#### INPUT RECORDS:

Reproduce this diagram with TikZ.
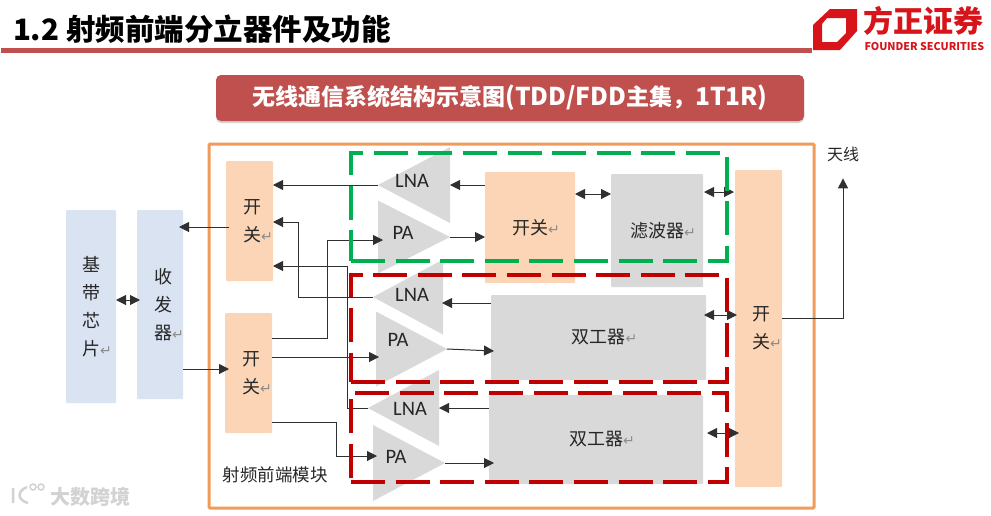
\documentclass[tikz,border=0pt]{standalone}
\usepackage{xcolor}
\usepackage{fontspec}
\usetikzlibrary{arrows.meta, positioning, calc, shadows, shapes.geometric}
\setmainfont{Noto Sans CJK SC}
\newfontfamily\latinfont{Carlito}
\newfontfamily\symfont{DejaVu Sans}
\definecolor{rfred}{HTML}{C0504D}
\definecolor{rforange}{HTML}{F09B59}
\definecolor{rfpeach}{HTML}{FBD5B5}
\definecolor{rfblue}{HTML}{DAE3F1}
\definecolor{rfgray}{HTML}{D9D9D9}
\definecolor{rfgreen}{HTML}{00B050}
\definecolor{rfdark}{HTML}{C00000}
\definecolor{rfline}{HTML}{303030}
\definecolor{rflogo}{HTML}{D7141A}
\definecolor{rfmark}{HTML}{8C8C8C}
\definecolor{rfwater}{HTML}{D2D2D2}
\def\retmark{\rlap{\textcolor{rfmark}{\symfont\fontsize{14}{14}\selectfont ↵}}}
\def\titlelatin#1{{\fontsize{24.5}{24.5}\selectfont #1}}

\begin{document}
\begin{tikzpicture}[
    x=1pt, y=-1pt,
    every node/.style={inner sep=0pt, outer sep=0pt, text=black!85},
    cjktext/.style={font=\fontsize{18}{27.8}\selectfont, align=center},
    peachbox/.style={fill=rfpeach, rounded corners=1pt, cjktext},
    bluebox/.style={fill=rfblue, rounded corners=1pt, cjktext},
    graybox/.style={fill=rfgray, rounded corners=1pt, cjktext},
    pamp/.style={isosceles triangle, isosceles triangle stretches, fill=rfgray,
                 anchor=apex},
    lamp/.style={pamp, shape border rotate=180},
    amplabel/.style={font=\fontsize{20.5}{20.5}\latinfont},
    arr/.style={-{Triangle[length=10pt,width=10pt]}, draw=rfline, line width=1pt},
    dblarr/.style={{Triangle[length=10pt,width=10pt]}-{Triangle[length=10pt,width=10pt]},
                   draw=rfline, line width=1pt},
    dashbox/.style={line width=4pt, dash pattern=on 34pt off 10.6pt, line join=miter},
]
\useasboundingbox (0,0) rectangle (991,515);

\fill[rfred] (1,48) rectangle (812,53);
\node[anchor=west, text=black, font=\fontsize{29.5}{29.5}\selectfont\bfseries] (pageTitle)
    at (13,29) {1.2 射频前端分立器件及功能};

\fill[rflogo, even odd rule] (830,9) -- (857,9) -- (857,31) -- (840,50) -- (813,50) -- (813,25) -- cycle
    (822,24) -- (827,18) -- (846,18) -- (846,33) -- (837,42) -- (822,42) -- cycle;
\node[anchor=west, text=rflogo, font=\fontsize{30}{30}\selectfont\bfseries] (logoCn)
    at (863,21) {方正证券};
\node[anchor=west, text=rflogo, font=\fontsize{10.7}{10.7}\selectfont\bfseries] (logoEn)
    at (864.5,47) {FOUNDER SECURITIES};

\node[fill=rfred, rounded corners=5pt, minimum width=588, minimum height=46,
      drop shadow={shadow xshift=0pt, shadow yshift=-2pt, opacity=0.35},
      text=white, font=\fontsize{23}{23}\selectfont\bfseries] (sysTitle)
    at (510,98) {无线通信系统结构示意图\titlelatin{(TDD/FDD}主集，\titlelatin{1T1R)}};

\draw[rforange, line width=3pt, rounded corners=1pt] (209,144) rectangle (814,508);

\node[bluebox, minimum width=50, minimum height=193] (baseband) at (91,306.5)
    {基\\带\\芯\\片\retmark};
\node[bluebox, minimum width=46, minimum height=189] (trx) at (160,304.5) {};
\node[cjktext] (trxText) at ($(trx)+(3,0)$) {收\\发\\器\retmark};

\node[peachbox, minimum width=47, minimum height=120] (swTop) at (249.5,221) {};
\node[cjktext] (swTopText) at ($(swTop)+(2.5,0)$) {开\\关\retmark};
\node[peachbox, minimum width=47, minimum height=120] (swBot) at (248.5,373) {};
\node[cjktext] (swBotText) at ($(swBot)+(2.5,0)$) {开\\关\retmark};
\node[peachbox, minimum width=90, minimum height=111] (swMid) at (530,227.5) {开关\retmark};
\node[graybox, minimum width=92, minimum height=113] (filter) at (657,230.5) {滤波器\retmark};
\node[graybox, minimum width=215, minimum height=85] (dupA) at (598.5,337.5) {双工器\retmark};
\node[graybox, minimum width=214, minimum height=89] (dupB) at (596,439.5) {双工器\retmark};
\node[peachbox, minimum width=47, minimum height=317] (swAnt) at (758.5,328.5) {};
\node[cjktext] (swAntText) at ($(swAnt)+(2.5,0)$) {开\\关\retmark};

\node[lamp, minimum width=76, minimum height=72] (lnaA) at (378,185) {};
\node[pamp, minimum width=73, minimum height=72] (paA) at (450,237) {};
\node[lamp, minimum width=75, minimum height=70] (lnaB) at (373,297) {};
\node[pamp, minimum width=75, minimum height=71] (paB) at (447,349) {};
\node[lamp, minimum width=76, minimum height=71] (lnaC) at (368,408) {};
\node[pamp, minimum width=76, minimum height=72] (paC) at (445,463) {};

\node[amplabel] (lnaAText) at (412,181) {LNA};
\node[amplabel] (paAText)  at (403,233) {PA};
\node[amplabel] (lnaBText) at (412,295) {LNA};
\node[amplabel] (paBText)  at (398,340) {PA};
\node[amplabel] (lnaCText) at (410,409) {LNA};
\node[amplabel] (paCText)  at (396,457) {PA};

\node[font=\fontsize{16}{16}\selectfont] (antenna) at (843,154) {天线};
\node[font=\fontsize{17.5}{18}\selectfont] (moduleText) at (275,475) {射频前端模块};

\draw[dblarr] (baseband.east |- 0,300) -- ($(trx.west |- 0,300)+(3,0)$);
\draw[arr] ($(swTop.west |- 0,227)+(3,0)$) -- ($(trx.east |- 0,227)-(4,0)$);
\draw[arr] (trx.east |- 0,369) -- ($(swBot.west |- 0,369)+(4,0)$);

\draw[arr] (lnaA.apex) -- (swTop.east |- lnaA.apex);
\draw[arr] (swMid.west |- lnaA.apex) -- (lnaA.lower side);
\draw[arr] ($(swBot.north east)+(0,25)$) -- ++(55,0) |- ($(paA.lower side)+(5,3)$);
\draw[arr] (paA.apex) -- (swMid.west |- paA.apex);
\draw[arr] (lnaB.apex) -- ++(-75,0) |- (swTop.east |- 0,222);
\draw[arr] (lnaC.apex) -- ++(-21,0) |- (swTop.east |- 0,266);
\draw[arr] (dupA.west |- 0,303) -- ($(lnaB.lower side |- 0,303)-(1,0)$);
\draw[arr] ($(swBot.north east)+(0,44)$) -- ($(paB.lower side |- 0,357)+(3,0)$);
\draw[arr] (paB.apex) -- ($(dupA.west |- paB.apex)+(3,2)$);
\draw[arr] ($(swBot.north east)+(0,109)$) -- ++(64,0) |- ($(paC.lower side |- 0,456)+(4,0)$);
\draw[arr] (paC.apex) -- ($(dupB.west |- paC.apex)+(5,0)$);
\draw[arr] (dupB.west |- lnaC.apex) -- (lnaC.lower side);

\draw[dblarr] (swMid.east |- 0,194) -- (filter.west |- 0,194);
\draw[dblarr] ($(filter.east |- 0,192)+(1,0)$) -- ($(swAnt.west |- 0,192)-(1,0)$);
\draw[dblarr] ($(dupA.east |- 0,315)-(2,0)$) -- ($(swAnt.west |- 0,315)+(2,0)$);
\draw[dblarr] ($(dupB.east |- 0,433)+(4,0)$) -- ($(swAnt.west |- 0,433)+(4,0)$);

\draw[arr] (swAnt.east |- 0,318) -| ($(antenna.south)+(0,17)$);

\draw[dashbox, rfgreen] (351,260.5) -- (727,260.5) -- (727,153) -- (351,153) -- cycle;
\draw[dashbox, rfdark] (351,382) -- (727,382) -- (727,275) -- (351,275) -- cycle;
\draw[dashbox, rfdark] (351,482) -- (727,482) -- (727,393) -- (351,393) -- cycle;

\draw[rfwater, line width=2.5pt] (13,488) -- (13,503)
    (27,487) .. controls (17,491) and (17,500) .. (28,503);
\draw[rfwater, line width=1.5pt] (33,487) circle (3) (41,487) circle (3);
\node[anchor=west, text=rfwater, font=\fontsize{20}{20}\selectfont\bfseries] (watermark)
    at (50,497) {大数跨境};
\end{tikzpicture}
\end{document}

--

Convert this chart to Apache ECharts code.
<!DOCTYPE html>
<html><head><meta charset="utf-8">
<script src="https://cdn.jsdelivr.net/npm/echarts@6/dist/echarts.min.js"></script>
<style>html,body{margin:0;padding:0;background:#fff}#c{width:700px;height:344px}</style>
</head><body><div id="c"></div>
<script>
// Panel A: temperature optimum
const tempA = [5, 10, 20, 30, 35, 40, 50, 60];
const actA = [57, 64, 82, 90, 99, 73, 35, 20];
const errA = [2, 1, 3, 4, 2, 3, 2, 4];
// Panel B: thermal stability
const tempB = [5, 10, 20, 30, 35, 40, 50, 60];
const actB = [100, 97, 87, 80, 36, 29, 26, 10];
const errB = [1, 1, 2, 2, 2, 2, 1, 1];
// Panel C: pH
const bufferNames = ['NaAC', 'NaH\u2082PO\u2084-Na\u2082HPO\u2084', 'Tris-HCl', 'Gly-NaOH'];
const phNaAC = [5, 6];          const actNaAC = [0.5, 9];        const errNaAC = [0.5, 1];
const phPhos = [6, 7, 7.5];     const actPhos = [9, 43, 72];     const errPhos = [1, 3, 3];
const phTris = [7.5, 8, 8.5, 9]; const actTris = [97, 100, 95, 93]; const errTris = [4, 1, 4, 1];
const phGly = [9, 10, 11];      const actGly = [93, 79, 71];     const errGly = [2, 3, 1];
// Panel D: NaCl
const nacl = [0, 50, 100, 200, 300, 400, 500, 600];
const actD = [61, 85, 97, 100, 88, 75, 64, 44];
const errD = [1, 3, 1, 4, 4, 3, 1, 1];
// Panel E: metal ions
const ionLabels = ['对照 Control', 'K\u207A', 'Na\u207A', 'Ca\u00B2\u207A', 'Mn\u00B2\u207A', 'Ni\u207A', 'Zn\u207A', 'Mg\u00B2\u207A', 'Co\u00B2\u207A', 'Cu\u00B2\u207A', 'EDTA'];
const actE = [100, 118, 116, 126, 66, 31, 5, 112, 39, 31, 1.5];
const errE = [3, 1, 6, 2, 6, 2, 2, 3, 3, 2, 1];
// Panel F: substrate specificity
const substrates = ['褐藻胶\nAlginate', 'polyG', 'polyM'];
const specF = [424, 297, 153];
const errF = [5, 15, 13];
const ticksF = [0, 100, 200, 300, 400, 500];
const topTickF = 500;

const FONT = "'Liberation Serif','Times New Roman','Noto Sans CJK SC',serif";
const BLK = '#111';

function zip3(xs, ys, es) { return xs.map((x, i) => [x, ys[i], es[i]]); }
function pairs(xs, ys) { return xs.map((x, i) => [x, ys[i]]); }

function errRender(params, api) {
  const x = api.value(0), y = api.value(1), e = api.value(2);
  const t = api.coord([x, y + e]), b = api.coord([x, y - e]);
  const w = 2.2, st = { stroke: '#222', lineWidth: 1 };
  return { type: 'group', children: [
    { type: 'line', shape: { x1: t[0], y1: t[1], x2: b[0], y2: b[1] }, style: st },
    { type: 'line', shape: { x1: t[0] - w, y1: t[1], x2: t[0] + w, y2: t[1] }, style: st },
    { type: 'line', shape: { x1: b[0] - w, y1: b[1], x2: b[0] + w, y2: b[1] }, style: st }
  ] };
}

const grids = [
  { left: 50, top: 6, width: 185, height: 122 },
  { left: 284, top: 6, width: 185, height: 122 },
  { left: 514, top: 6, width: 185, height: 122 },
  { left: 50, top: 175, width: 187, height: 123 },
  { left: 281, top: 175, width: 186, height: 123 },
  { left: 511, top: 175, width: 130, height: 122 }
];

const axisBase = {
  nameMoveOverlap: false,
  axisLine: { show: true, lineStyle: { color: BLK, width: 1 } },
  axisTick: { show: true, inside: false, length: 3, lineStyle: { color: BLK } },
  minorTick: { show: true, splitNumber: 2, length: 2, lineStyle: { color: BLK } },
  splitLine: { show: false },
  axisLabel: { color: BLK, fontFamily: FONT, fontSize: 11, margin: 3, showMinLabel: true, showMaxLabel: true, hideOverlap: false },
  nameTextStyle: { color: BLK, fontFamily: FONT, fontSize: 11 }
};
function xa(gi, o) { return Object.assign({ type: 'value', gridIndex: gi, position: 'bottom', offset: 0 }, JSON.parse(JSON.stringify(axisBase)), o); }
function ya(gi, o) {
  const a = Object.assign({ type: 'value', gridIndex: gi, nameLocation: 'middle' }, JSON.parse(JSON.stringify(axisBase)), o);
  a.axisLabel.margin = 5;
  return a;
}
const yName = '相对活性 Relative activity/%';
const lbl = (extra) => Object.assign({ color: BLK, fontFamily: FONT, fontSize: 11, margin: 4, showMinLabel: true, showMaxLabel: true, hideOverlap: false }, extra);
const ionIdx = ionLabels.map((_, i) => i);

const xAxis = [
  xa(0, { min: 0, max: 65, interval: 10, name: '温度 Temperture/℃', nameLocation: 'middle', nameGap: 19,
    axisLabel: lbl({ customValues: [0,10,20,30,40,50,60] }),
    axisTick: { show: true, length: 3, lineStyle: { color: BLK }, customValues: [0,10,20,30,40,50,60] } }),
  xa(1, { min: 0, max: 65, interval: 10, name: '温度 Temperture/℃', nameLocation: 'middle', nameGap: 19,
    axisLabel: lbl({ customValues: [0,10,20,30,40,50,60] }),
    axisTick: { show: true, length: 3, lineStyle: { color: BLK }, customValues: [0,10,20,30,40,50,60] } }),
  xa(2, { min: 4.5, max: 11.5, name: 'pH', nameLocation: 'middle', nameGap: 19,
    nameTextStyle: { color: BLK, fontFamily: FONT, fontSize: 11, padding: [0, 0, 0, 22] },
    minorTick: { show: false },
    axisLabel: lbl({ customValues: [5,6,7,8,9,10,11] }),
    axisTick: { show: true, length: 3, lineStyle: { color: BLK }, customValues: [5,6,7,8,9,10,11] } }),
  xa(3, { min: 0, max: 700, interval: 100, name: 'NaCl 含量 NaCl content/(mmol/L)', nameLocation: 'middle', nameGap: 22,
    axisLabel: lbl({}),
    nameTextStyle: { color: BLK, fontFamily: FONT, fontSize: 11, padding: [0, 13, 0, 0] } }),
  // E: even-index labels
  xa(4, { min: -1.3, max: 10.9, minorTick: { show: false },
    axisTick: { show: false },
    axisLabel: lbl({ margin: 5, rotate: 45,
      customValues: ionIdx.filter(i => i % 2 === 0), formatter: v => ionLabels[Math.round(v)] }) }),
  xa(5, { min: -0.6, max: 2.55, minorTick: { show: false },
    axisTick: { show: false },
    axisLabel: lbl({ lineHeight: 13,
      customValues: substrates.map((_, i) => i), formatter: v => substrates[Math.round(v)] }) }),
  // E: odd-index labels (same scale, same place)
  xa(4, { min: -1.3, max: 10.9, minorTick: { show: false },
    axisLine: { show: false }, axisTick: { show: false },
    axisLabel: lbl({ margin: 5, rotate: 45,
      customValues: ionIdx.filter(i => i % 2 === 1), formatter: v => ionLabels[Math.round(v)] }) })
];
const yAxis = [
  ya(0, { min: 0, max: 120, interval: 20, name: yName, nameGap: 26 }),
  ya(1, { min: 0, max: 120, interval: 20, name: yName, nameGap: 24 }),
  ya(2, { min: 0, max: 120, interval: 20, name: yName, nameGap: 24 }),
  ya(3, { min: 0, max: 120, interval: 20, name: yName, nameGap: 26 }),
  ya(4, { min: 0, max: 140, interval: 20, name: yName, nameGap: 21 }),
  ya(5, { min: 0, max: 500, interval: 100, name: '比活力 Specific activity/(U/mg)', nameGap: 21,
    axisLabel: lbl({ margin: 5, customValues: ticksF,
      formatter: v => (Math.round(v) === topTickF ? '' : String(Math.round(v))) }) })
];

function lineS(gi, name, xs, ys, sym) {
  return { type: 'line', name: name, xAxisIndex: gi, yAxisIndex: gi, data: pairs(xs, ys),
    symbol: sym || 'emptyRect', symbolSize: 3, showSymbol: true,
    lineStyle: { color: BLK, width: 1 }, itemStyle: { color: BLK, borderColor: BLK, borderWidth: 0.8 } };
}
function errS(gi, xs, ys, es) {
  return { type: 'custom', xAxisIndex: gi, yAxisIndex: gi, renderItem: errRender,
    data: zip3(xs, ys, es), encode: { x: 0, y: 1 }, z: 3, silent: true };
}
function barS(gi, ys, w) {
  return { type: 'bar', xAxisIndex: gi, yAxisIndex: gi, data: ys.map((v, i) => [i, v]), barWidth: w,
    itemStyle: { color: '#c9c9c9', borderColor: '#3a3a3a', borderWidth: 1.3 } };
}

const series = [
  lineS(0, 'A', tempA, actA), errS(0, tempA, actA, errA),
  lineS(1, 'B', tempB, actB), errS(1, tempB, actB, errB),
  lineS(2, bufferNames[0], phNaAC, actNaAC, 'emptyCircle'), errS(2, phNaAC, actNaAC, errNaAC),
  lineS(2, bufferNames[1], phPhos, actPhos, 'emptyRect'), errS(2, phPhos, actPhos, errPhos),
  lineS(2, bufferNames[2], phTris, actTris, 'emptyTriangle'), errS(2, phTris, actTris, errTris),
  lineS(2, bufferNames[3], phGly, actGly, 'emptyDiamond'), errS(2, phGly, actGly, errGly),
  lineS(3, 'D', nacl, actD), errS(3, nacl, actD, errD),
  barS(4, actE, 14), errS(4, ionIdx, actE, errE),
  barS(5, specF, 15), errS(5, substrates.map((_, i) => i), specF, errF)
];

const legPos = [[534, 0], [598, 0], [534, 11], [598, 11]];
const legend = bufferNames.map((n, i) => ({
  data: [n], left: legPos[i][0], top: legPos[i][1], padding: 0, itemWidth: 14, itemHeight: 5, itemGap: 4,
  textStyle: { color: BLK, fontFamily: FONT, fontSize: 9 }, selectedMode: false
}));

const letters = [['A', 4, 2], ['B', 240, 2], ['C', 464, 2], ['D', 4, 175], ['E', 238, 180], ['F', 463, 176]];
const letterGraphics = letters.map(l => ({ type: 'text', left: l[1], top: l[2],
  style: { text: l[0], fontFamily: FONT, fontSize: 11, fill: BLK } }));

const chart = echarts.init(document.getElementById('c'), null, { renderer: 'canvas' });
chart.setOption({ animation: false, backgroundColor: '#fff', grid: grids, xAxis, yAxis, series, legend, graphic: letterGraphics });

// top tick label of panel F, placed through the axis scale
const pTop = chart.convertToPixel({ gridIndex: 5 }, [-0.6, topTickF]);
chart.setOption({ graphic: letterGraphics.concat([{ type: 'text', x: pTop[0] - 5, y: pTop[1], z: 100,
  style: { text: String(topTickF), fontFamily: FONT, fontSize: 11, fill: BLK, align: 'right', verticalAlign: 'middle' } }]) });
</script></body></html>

#### WHAT TO DO:
Reply with one number: the count of lines in the entries that include the word "this".

#### REPLY:
2